There’s really no creative roadmap for third acts. How this next part of one’s life looks is dependent on many things including whether one needs to continue working for money, or has some freedom to make decisions that might satisfy one’s soul. I am lucky that I could do the latter.  My goal was not reinvention, but rather re-imagining a path that gathered the creative threads of my career and my work—in my case, writing and communication—and weave that into something new, something uniquely mine.

I stumbled into a friend’s writing class in January of 2023. I’ve published essays, magazine articles and a memoir, but I hadn’t tapped into that part of my life for a while. My friend taught a kind of free-form writing practice where we took a line of poetry, used that as a jump off line, and then wrote, quickly and steadily, for a set amount of time. 
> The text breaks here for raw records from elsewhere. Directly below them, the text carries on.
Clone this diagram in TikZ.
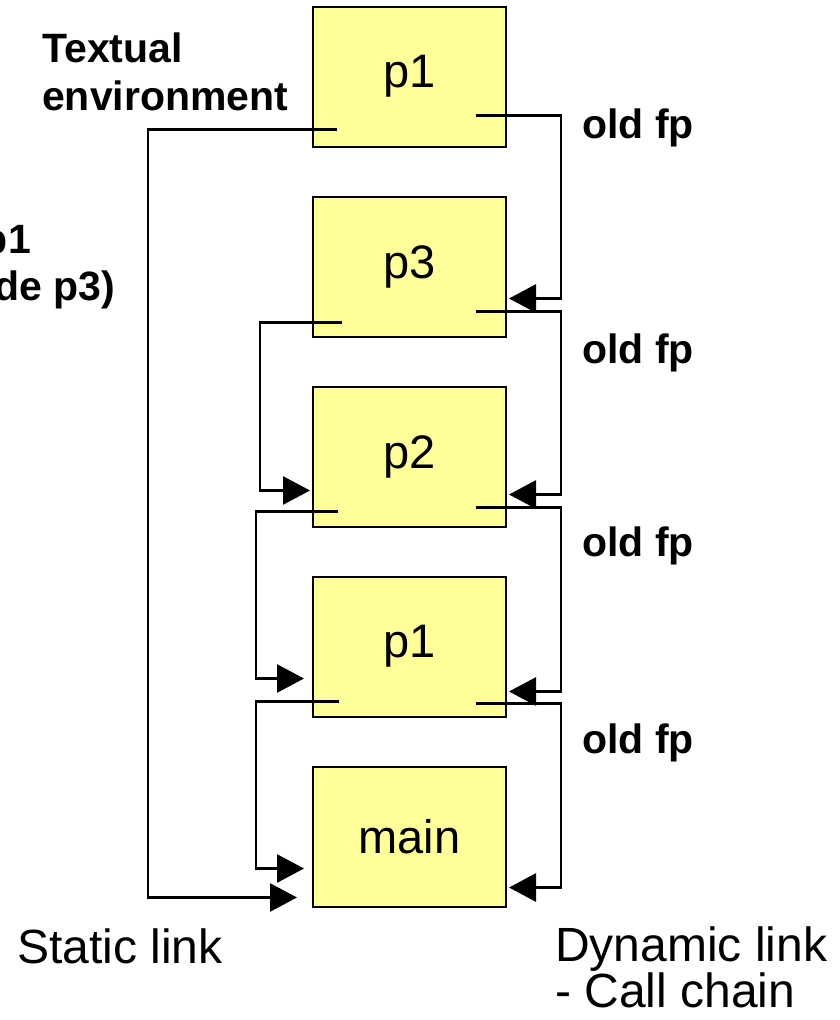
\documentclass[tikz,border=0pt]{standalone}
\usepackage{fontspec}
\setmainfont{Liberation Sans}
\usetikzlibrary{arrows.meta}
\definecolor{framefill}{HTML}{FFFF99}
\tikzset{
  frame/.style={draw, line width=2pt, fill=framefill, minimum width=193pt,
    minimum height=140pt, inner sep=0pt, font=\fontsize{47}{56}\selectfont},
  link/.style={line width=2.8pt, -{Triangle[length=27pt,width=28pt]}},
  note/.style={inner sep=0pt, font=\fontsize{41}{48}\selectfont\bfseries},
  caption/.style={inner sep=0pt, font=\fontsize{48}{42}\selectfont},
}
\begin{document}
\begin{tikzpicture}[x=1pt,y=-1pt]
\useasboundingbox (0,0) rectangle (839,1020);

\node[frame] (f1) at (409.5,76.5) {p1};
\node[frame] (f2) at (409.5,266.5) {p3};
\node[frame] (f3) at (409.5,456.5) {p2};
\node[frame] (f4) at (409.5,646.5) {p1};
\node[frame] (f5) at (409.5,836.5) {main};

% dynamic links (old fp)
\draw[link] ([shift={(164,110)}]f1.north west) -| ([shift={(249,103)}]f2.north west) -- ([shift={(197,103)}]f2.north west);
\draw[link] ([shift={(164,116)}]f2.north west) -| ([shift={(249,109)}]f3.north west) -- ([shift={(197,109)}]f3.north west);
\draw[link] ([shift={(164,122)}]f3.north west) -| ([shift={(249,116)}]f4.north west) -- ([shift={(197,116)}]f4.north west);
\draw[link] ([shift={(164,128)}]f4.north west) -| ([shift={(249,122)}]f5.north west) -- ([shift={(197,122)}]f5.north west);

% static links
\draw[link] ([shift={(25,124)}]f1.north west) -| ([shift={(-164,132)}]f5.north west) -- ([shift={(-15,132)}]f5.north west);
\draw[link] ([shift={(30,127)}]f2.north west) -| ([shift={(-52,105)}]f3.north west) -- ([shift={(-2,105)}]f3.north west);
\draw[link] ([shift={(26,126)}]f3.north west) -| ([shift={(-56,103)}]f4.north west) -- ([shift={(-8,103)}]f4.north west);
\draw[link] ([shift={(27,126)}]f4.north west) -| ([shift={(-56,103)}]f5.north west) -- ([shift={(-8,103)}]f5.north west);

\node[note, anchor=base west, align=left] (env) at (42,110) {Textual\\environment};
\node[note, anchor=base east] (sl1) at (31,253) {p1};
\node[note, anchor=base east] (sl2) at (115,300) {de p3)};

\node[note, anchor=base west] (fp1) at (582,138) {old fp};
\node[note, anchor=base west] (fp2) at (582,363) {old fp};
\node[note, anchor=base west] (fp3) at (582,556) {old fp};
\node[note, anchor=base west] (fp4) at (582,753) {old fp};

\node[caption, anchor=base west] (static) at (17,963) {Static link};
\node[caption, anchor=base west, align=left] (dynamic) at (555,1007) {Dynamic link\\- Call chain};
\end{tikzpicture}
\end{document}
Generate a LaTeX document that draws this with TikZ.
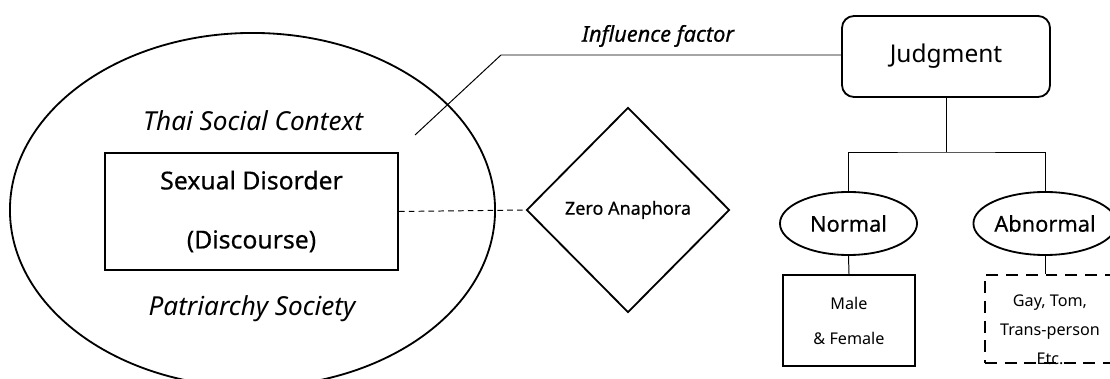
\documentclass[tikz,border=0pt]{standalone}
\usepackage{fontspec}
\setmainfont{Noto Sans}
\newfontfamily\medfont[FakeBold=0.5]{Noto Sans}
\usetikzlibrary{shapes.geometric}

\tikzset{
    shapeline/.style={draw, line width=1.3pt},
    thinline/.style={line width=0.7pt},
    bigtxt/.style={font=\fontsize{17.6}{42}\selectfont\medfont},
    midtxt/.style={font=\fontsize{15.5}{17}\selectfont\medfont},
    smalltxt/.style={font=\fontsize{11.5}{24.8}\selectfont}
}

\begin{document}
\begin{tikzpicture}[x=0.025cm, y=-0.025cm]
    \clip (0,0) rectangle (1110,379);

    % context and discourse
    \node[shapeline, ellipse, minimum width=12.125cm, minimum height=8.85cm] (context) at (252.5,210) {};
    \node[font=\fontsize{18.6}{20}\selectfont\itshape] (thai) at (253,121) {Thai Social Context};
    \node[font=\fontsize{18.6}{20}\selectfont\itshape] (patri) at (252,309) {Patriarchy Society};
    \node[shapeline, bigtxt, align=center, minimum width=7.325cm, minimum height=2.925cm] (sexual) at (251.5,211.5) {Sexual Disorder\\(Discourse)};

    % zero anaphora
    \node[shapeline, diamond, midtxt, font=\fontsize{12.8}{15}\selectfont\medfont, inner sep=0pt, minimum width=5.075cm, minimum height=5.125cm] (zero) at (628,210) {Zero Anaphora};
    \draw[thinline, dashed, dash pattern=on 4pt off 3pt] (sexual.east) -- (zero.west);

    % judgment tree
    \node[shapeline, rounded corners=0.3cm, font=\fontsize{17.4}{20}\selectfont, minimum width=5.2cm, minimum height=2.025cm] (judg) at (946,56.5) {Judgment};
    \node[shapeline, ellipse, midtxt, inner sep=0pt, minimum width=3.425cm, minimum height=1.575cm] (normal) at (848.5,223.5) {Normal};
    \node[shapeline, ellipse, midtxt, inner sep=0pt, minimum width=3.2cm, minimum height=1.575cm] (abnormal) at (1045,223.5) {Abnormal};
    \coordinate (fork) at (946,152);
    \draw[thinline] (judg.south) -- (fork);
    \draw[thinline] (normal.north) |- (fork) -| (abnormal.north);

    \node[shapeline, smalltxt, align=center, minimum width=3.3cm, minimum height=2.275cm] (male) at (849,320.5) {Male\\\& Female};
    \node[draw, line width=2pt, dash pattern=on 8.5pt off 5.5pt, minimum width=3.25cm, minimum height=2.2cm] (others) at (1050,319) {};
    \draw[thinline] (normal.south) -- (male.north);
    \draw[thinline] (abnormal.south) -- (others.north -| abnormal.south);
    \begin{scope}
        \clip (others.south west) rectangle (others.north east);
        \node[smalltxt, align=center, font=\fontsize{11.5}{20.5}\selectfont] (otherstxt) at (1050,330) {Gay, Tom,\\Trans-person\\Etc.};
    \end{scope}

    % influence factor
    \coordinate (inflstart) at (415,135);
    \coordinate (inflbend) at (501,55);
    \draw[thinline] (inflstart) -- (inflbend) -- (judg.west |- inflbend);
    \node[font=\fontsize{15.5}{17}\selectfont\medfont\itshape] (infl) at (658,36) {Influence factor};
\end{tikzpicture}
\end{document}
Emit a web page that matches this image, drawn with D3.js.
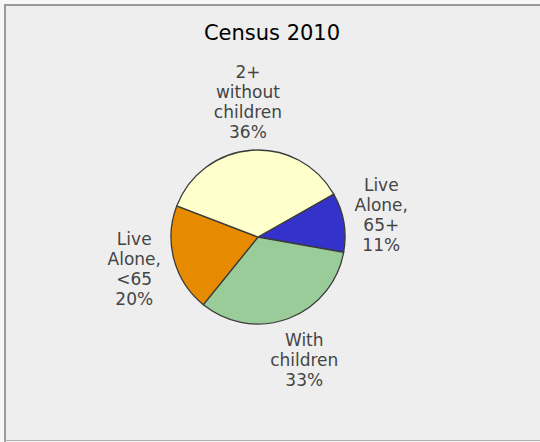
<!DOCTYPE html>
<html>
<head>
<meta charset="utf-8">
<script src="https://cdn.jsdelivr.net/npm/d3@7"></script>
<style>
  body { margin: 0; background: #f7f7f7; }
  svg { display: block; }
</style>
</head>
<body>
<script>
// Census 2010 household types (percent)
var categories = ['Live Alone, 65+', 'With children', 'Live Alone, <65', '2+ without children'];
var labelLines = [['Live', 'Alone,', '65+'], ['With', 'children'], ['Live', 'Alone,', '<65'], ['2+', 'without', 'children']];
var values = [11, 33, 20, 36];
var colors = ['#3333cc', '#99cc99', '#e68a00', '#ffffcc'];

var width = 540, height = 442;
var cx = 258, cy = 237, radius = 87;

let svg = d3.select('body').append('svg')
    .attr('width', width)
    .attr('height', height);

// panel
svg.append('rect')
    .attr('x', 4).attr('y', 4)
    .attr('width', width - 4).attr('height', height - 5)
    .style('fill', '#eeeeee');
svg.append('path')
    .attr('d', 'M5 442 L5 5 L540 5')
    .style('fill', 'none')
    .style('stroke', '#9a9a9a')
    .attr('stroke-width', 2);
svg.append('path')
    .attr('d', 'M4 440.5 L540 440.5')
    .style('stroke', '#b0b0b0')
    .attr('stroke-width', 1);

svg.append('text')
    .attr('x', 272)
    .attr('y', 40)
    .attr('text-anchor', 'middle')
    .style('font-family', 'DejaVu Sans, Verdana, sans-serif')
    .style('font-size', '21px')
    .style('fill', '#000')
    .text('Census 2010');

let pie = d3.pie()
    .sort(null)
    .startAngle(60.5 * Math.PI / 180)
    .endAngle((60.5 + 360) * Math.PI / 180);

let arc = d3.arc().innerRadius(0).outerRadius(radius);

let g = svg.append('g')
    .attr('transform', 'translate(' + cx + ',' + cy + ')');

let arcs = pie(values);

g.selectAll('path.slice')
    .data(arcs)
    .enter().append('path')
    .attr('class', 'slice')
    .attr('d', arc)
    .style('fill', (d, i) => colors[i])
    .style('stroke', '#3a3a3a')
    .attr('stroke-width', 1.3);

// labels placed outside, pushed out by the size of their text block
var lineH = 20;
arcs.forEach(function(d, i) {
    let lines = labelLines[i].concat([values[i] + '%']);
    let t = g.append('text')
        .attr('text-anchor', 'middle')
        .style('font-family', 'DejaVu Sans, Verdana, sans-serif')
        .style('font-size', '17px')
        .style('fill', '#454545')
        .attr('title', categories[i]);
    lines.forEach(function(s, k) {
        t.append('tspan').attr('x', 0).attr('dy', k == 0 ? 0 : lineH).text(s);
    });
    let bb = t.node().getBBox();
    let a = (d.startAngle + d.endAngle) / 2;
    let sx = Math.sin(a), sy = -Math.cos(a);
    let off = radius + 5 + (bb.width / 2) * Math.abs(sx) + (lines.length * lineH / 2) * Math.abs(sy);
    let px = off * sx, py = off * sy;
    // first baseline: block top plus cap height
    let top = py - lines.length * lineH / 2;
    t.attr('transform', 'translate(' + px + ',' + (top + 15) + ')');
});
</script>
</body>
</html>
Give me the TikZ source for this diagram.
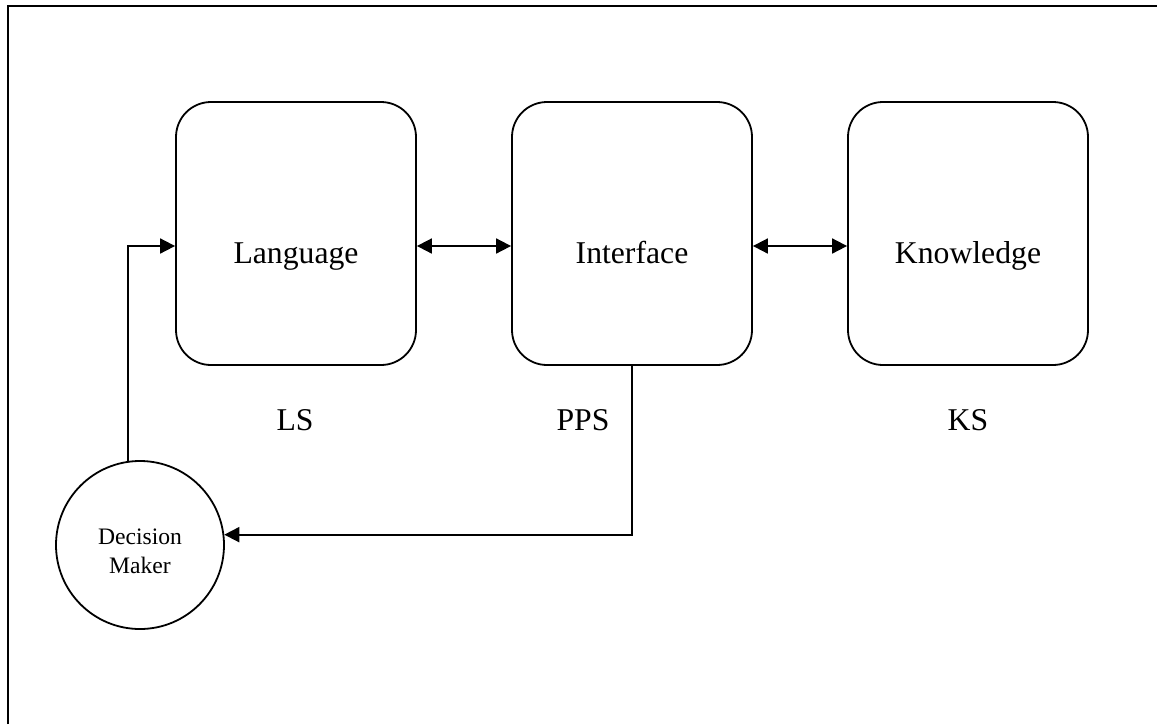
\documentclass[tikz,border=0pt]{standalone}
\usepackage{fontspec}
\setmainfont{Liberation Serif}
\usetikzlibrary{arrows.meta}
\begin{document}
\begin{tikzpicture}[x=1pt, y=-1pt, line width=1.8pt,
  frame/.style={line width=2.2pt},
  subsystem/.style={draw, rounded corners=35pt, minimum width=240pt, minimum height=263pt, inner sep=0pt},
  bigtext/.style={font=\fontsize{31.7}{38}\selectfont, inner sep=0pt, anchor=base},
  actor/.style={draw, circle, minimum size=168pt, inner sep=0pt},
  actortext/.style={align=center, inner sep=0pt, font=\fontsize{23.6}{29}\selectfont},
  link/.style={-{Triangle[length=15pt, width=15pt]}},
  both/.style={{Triangle[length=15pt, width=15pt]}-{Triangle[length=15pt, width=15pt]}}]
\useasboundingbox (0,0) rectangle (1157,724);

% page frame
\draw[frame] (8,724) -- (8,6) -- (1157,6);

% the three subsystems
\node[subsystem] (lang)  at (296,233.5) {};
\node[subsystem] (iface) at (632,233.5) {};
\node[subsystem] (know)  at (968,233.5) {};

\node[bigtext] (langt)  at (296,263) {Language};
\node[bigtext] (ifacet) at (632,263) {Interface};
\node[bigtext] (knowt)  at (968,263) {Knowledge};

% subsystem abbreviations
\node[bigtext] (ls)  at (295,430) {LS};
\node[bigtext] (pps) at (583,430) {PPS};
\node[bigtext] (ks)  at (968,430) {KS};

% the user
\node[actor] (dm) at (140,545) {};
\node[actortext] (dmt) at (140,551) {Decision\\Maker};

% connectors
\draw[both] ([yshift=-12.5pt]lang.east) -- ([yshift=-12.5pt]iface.west);
\draw[both] ([yshift=-12.5pt]iface.east) -- ([yshift=-12.5pt]know.west);
\draw[link] (dm.98.2) |- ([yshift=-12.5pt]lang.west);
\draw[link] (iface.south) |- (dm.7.5);
\end{tikzpicture}
\end{document}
What emerged was surprising, and beautiful. I fell instantly and totally in love! For the first time in years I heard my writing voice again. How I missed her! It was like a jolt of electricity to my creative soul. I took three classes from my friend that week and signed up to take her teacher training that spring.

That was a year and a half ago. What a joy this time has been! I now have taught dozens of students in my Women’s Writing Circles, I’ve witnessed women meet their authentic writing voice for the first time. I’ve seen deep emotional breakthroughs. There was a lot of laughter and joy around my table as we shared our stories— realizing we have more in common than we thought, that none of us is alone in our humanness. I’ve taught retreats. I just returned from the Bahamas where I delivered dharma talks on writing as a spiritual practice. 

For anyone reading this who finds themselves at a similar juncture in life, who has the ability to choose this next phase based on fulfillment, I say, take a step back. Look at all the threads of your life that have mattered most—the threads that make you uniquely you. Somewhere in there fulfilling work lies. It can take a little courage and some imagination. But your soul threads are there. They are powerful and tapping into them can bring you the deepest kind of joy. And this kind of work is bigger than you. When you share your gifts with the world, you are contributing to the greater good. You are paying it forward. That’s the real gift.

In the very best possible way, I’m not sure exactly where I’m headed next, but this much I know: It is a great joy and honor to participate in the creation of your own life. That alone is enough.